— START OF DATASET EXCERPT —

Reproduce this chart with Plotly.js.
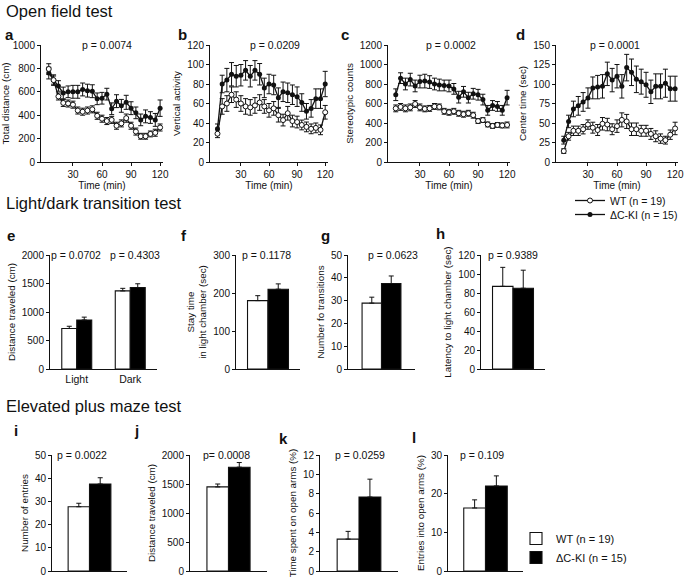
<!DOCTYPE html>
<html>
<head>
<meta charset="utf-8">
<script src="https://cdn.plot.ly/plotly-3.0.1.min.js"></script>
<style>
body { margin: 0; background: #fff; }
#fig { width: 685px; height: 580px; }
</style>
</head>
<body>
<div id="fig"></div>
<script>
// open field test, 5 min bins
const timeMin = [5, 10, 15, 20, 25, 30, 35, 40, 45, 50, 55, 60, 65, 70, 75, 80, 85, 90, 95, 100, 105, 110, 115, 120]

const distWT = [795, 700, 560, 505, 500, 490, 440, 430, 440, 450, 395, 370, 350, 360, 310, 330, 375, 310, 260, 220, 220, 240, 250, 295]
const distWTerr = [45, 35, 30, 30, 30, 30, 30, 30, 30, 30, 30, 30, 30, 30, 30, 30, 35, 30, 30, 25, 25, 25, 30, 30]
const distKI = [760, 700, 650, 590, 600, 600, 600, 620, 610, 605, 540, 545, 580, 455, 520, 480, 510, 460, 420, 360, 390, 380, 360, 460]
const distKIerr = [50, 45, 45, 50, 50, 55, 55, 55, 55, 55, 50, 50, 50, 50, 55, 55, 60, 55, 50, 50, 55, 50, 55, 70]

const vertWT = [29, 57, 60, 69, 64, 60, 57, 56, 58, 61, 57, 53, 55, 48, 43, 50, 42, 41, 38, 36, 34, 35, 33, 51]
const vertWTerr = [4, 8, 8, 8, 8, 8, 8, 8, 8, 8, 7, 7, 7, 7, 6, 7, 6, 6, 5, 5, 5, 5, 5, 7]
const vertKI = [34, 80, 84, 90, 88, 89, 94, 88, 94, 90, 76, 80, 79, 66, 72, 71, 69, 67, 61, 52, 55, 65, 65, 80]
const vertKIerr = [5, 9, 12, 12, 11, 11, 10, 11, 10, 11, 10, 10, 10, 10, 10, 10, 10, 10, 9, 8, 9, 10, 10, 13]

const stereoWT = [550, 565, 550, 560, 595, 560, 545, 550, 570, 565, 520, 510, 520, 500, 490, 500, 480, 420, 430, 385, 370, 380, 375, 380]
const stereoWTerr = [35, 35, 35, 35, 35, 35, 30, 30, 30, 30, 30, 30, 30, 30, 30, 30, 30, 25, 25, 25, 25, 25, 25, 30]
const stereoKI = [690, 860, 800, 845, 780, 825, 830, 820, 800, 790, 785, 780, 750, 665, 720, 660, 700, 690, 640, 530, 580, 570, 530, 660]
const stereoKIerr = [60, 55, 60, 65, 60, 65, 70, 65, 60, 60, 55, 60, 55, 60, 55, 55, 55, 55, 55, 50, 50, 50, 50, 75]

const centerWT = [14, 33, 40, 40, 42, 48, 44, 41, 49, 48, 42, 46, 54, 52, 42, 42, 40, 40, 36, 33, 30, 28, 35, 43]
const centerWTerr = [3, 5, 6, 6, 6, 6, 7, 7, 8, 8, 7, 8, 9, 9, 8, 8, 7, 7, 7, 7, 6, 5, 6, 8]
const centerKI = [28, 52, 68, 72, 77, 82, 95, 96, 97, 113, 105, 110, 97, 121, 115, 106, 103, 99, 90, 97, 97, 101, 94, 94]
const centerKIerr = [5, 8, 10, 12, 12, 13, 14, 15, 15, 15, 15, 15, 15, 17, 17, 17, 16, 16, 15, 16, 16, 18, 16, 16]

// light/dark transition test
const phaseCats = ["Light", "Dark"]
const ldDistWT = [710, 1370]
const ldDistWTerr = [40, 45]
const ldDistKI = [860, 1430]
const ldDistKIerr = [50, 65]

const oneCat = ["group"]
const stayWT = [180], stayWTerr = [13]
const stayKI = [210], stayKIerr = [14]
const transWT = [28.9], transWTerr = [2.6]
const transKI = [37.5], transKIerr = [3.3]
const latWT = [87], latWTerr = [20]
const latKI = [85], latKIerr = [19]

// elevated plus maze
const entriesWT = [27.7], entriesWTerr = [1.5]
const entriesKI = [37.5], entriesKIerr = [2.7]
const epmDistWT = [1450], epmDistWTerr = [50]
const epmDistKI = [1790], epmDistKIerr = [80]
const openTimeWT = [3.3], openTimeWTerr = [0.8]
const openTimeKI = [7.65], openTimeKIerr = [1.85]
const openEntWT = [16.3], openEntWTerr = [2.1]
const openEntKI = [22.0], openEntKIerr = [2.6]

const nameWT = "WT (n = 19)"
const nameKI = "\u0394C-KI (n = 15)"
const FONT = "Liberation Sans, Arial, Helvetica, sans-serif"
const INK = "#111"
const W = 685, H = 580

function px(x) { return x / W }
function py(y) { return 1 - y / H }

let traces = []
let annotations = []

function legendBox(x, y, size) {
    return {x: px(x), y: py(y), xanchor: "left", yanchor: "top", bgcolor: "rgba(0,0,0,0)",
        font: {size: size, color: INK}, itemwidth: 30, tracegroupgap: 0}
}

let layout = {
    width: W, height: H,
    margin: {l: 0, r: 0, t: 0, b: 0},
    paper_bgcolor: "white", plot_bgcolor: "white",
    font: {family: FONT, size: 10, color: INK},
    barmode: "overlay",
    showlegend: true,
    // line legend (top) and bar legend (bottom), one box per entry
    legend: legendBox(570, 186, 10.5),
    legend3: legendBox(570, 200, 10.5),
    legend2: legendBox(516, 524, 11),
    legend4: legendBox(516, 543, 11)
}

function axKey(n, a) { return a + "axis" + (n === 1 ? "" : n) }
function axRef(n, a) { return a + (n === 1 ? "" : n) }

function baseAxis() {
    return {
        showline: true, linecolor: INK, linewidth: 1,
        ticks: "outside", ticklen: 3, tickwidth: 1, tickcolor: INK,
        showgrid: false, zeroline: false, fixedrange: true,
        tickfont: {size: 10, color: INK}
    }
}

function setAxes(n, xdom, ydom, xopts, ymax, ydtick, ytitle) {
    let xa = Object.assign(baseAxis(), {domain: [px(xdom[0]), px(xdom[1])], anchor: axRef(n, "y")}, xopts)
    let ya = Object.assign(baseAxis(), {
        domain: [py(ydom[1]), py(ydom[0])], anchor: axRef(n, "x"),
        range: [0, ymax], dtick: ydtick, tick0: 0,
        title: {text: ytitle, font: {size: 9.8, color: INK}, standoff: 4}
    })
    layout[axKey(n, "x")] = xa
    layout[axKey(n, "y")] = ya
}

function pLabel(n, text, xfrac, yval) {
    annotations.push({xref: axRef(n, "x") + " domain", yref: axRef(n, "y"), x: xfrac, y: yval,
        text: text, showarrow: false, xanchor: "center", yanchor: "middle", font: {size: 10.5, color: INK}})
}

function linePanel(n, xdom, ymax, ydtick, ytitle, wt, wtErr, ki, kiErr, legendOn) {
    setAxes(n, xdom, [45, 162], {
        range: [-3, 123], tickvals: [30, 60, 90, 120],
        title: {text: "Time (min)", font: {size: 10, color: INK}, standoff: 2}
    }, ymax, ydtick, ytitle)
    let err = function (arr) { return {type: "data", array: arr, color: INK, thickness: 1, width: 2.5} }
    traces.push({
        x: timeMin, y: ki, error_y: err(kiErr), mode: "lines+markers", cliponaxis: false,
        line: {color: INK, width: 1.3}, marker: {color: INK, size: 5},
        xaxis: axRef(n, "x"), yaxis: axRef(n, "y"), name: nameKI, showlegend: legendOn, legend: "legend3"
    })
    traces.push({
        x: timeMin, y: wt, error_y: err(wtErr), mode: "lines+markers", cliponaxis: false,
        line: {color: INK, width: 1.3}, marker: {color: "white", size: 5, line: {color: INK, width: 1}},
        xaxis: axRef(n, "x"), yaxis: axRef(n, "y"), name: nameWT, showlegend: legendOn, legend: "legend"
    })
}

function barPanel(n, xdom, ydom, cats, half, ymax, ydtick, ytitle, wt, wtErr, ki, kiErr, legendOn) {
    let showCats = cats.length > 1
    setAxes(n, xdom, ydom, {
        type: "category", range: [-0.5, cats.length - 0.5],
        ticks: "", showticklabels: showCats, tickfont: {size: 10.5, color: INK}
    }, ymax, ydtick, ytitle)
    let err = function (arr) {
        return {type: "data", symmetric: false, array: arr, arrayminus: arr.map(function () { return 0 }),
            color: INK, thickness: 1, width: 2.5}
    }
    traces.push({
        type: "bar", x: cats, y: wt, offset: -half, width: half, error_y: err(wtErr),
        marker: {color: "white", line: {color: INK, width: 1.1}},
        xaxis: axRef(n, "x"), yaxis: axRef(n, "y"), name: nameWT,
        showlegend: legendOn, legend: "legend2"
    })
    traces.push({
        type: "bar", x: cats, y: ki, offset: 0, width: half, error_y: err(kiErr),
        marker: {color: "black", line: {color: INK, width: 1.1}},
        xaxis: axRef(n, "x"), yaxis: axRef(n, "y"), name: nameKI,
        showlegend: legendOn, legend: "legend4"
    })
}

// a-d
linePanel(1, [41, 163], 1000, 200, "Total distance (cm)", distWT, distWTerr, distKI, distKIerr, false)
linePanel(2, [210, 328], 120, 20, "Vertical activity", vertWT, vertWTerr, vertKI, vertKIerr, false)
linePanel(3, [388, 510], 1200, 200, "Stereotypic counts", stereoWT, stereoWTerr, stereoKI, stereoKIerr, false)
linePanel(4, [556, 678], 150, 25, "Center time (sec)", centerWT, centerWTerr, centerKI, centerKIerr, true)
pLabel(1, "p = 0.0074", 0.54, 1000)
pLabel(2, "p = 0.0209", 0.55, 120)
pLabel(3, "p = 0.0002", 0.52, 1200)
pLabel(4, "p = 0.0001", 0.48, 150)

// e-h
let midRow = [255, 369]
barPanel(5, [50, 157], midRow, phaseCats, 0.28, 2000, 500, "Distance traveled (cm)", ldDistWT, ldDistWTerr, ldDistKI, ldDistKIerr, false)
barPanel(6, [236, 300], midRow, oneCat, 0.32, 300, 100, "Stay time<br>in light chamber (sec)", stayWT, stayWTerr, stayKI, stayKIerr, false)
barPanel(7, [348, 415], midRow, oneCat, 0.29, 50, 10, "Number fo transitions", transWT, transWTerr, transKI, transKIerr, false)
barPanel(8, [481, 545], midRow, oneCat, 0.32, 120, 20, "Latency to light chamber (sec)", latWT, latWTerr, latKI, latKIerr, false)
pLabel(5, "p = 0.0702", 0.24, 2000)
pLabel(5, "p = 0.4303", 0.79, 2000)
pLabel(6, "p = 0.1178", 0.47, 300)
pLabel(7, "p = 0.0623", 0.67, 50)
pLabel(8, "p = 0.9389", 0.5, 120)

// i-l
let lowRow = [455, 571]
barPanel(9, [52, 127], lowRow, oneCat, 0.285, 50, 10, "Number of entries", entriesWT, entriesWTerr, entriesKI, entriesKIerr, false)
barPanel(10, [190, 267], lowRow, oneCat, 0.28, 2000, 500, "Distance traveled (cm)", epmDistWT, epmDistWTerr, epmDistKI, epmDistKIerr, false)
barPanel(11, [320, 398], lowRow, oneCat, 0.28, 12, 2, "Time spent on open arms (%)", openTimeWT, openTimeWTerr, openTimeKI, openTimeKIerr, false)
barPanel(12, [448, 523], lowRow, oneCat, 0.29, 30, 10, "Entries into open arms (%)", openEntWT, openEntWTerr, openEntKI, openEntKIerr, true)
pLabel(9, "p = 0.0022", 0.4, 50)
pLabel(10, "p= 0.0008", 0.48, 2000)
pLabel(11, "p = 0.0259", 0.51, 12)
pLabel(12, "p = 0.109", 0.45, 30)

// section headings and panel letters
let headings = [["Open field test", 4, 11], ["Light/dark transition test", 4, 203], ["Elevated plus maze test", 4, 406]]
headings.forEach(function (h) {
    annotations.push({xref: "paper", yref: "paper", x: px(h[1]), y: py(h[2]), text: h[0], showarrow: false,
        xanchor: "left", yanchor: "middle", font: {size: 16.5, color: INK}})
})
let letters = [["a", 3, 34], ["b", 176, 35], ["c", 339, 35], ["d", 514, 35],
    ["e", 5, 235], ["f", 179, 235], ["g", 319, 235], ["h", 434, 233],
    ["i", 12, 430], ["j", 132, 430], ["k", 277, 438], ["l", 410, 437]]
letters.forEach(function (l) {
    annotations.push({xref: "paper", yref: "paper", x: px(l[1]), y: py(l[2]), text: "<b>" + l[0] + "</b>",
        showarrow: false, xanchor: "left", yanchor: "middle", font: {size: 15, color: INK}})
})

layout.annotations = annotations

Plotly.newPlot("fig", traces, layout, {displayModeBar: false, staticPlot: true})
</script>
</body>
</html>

— END OF DATASET EXCERPT —

* INSTRUCTIONS FOR THE TASK: Skip every picture and return the lines above from the top through the one that contains "18, 16, 16]".

* FINISHED ANSWER:
Reproduce this chart with Plotly.js.
<!DOCTYPE html>
<html>
<head>
<meta charset="utf-8">
<script src="https://cdn.plot.ly/plotly-3.0.1.min.js"></script>
<style>
body { margin: 0; background: #fff; }
#fig { width: 685px; height: 580px; }
</style>
</head>
<body>
<div id="fig"></div>
<script>
// open field test, 5 min bins
const timeMin = [5, 10, 15, 20, 25, 30, 35, 40, 45, 50, 55, 60, 65, 70, 75, 80, 85, 90, 95, 100, 105, 110, 115, 120]

const distWT = [795, 700, 560, 505, 500, 490, 440, 430, 440, 450, 395, 370, 350, 360, 310, 330, 375, 310, 260, 220, 220, 240, 250, 295]
const distWTerr = [45, 35, 30, 30, 30, 30, 30, 30, 30, 30, 30, 30, 30, 30, 30, 30, 35, 30, 30, 25, 25, 25, 30, 30]
const distKI = [760, 700, 650, 590, 600, 600, 600, 620, 610, 605, 540, 545, 580, 455, 520, 480, 510, 460, 420, 360, 390, 380, 360, 460]
const distKIerr = [50, 45, 45, 50, 50, 55, 55, 55, 55, 55, 50, 50, 50, 50, 55, 55, 60, 55, 50, 50, 55, 50, 55, 70]

const vertWT = [29, 57, 60, 69, 64, 60, 57, 56, 58, 61, 57, 53, 55, 48, 43, 50, 42, 41, 38, 36, 34, 35, 33, 51]
const vertWTerr = [4, 8, 8, 8, 8, 8, 8, 8, 8, 8, 7, 7, 7, 7, 6, 7, 6, 6, 5, 5, 5, 5, 5, 7]
const vertKI = [34, 80, 84, 90, 88, 89, 94, 88, 94, 90, 76, 80, 79, 66, 72, 71, 69, 67, 61, 52, 55, 65, 65, 80]
const vertKIerr = [5, 9, 12, 12, 11, 11, 10, 11, 10, 11, 10, 10, 10, 10, 10, 10, 10, 10, 9, 8, 9, 10, 10, 13]

const stereoWT = [550, 565, 550, 560, 595, 560, 545, 550, 570, 565, 520, 510, 520, 500, 490, 500, 480, 420, 430, 385, 370, 380, 375, 380]
const stereoWTerr = [35, 35, 35, 35, 35, 35, 30, 30, 30, 30, 30, 30, 30, 30, 30, 30, 30, 25, 25, 25, 25, 25, 25, 30]
const stereoKI = [690, 860, 800, 845, 780, 825, 830, 820, 800, 790, 785, 780, 750, 665, 720, 660, 700, 690, 640, 530, 580, 570, 530, 660]
const stereoKIerr = [60, 55, 60, 65, 60, 65, 70, 65, 60, 60, 55, 60, 55, 60, 55, 55, 55, 55, 55, 50, 50, 50, 50, 75]

const centerWT = [14, 33, 40, 40, 42, 48, 44, 41, 49, 48, 42, 46, 54, 52, 42, 42, 40, 40, 36, 33, 30, 28, 35, 43]
const centerWTerr = [3, 5, 6, 6, 6, 6, 7, 7, 8, 8, 7, 8, 9, 9, 8, 8, 7, 7, 7, 7, 6, 5, 6, 8]
const centerKI = [28, 52, 68, 72, 77, 82, 95, 96, 97, 113, 105, 110, 97, 121, 115, 106, 103, 99, 90, 97, 97, 101, 94, 94]
const centerKIerr = [5, 8, 10, 12, 12, 13, 14, 15, 15, 15, 15, 15, 15, 17, 17, 17, 16, 16, 15, 16, 16, 18, 16, 16]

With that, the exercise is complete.